The NSPCC has many partnerships across the UK in four different areas – employee engagement, commercial, cause-related and strategic. And we work with many great organisations including our Charity of the Year partnership with Credit Suisse, Café Rouge and First Utility and have long standing relationships with companies like BT where we’ve worked together on ChildLine for more than 30 years.

We are moving towards having fewer, bigger and more strategic partners like O2, our most recent relationship, where it is as much about value as it is fundraising. With O2, our goal is that within three years, every family with 8-13 year olds in the UK will understand – and have regular conversations with their children – about their online world, just as they would about their day at school. To kids, online life is real life and online friends are real friends. There is no distinction. Children need their parents, teachers, and family to be just as involved in their online lives as they are in other aspects, to help keep them safe.

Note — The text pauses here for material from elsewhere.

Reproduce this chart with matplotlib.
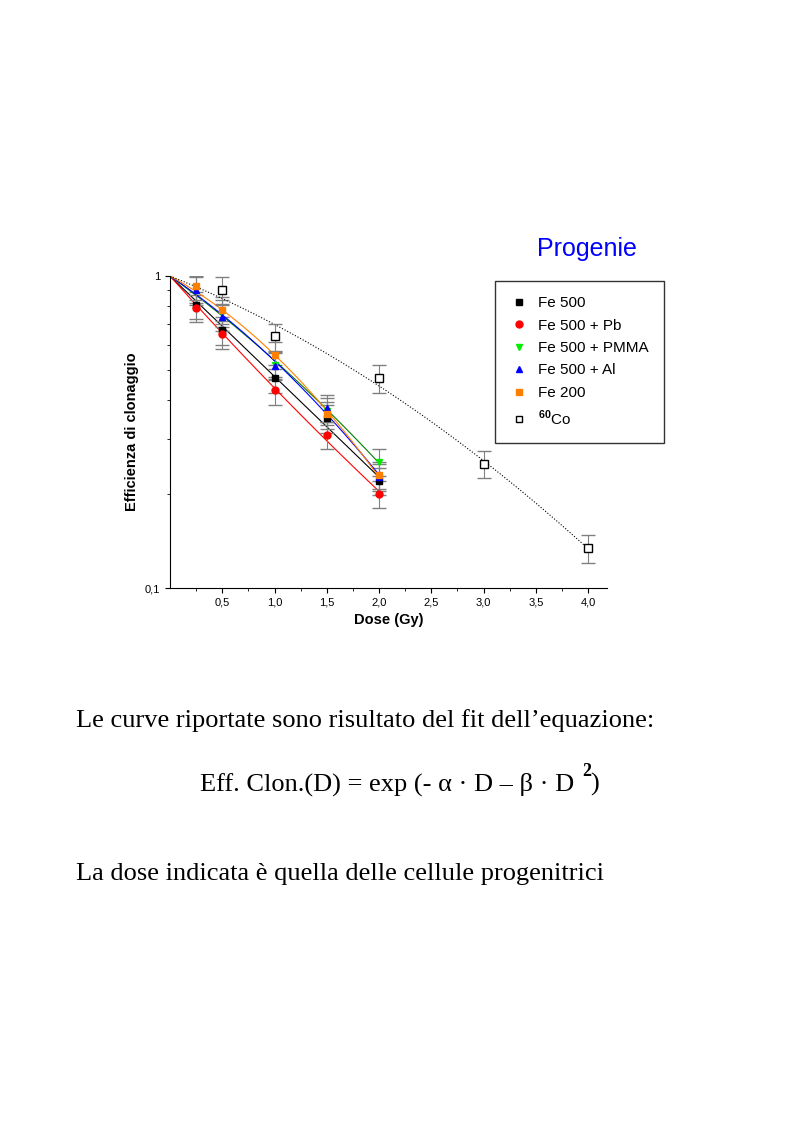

That’s why this partnership is so important; it is the first time we’ve worked like this and we’re really excited that together we can help parents and carers explore and understand the internet, as kids know it. Together we’re offering an Online Safety helpline that parents can call if they want advice or are worried, running parent workshops in schools and have just launched a Net Aware app that offers information on many social media sites.

Imagine the power we have together through O2’s 478 stores, more than 8,000 staff and in excess of 20 million customers coupled with the NSPCC’s 40 service centres across the country, 638,000 supporters, 3,000 volunteers and 1,800 staff.  We now have someone on every high street in every community who will be able to have a helpful and supportive conversation with parents about their child’s safety online.

There are many ways to make a partnership work, but it has to be built on trust and a very clear idea of what both charity and company will offer and provide. My top tip for any new commercial/charity partnership is to see it a bit like your new boyfriend or girlfriend moving in for the first time…

You find out you do things differently and have varying views of the relationship at the beginning.  But the best ones are always going to work if you are open, honest, transparent and share the same values and goals – and have fun together!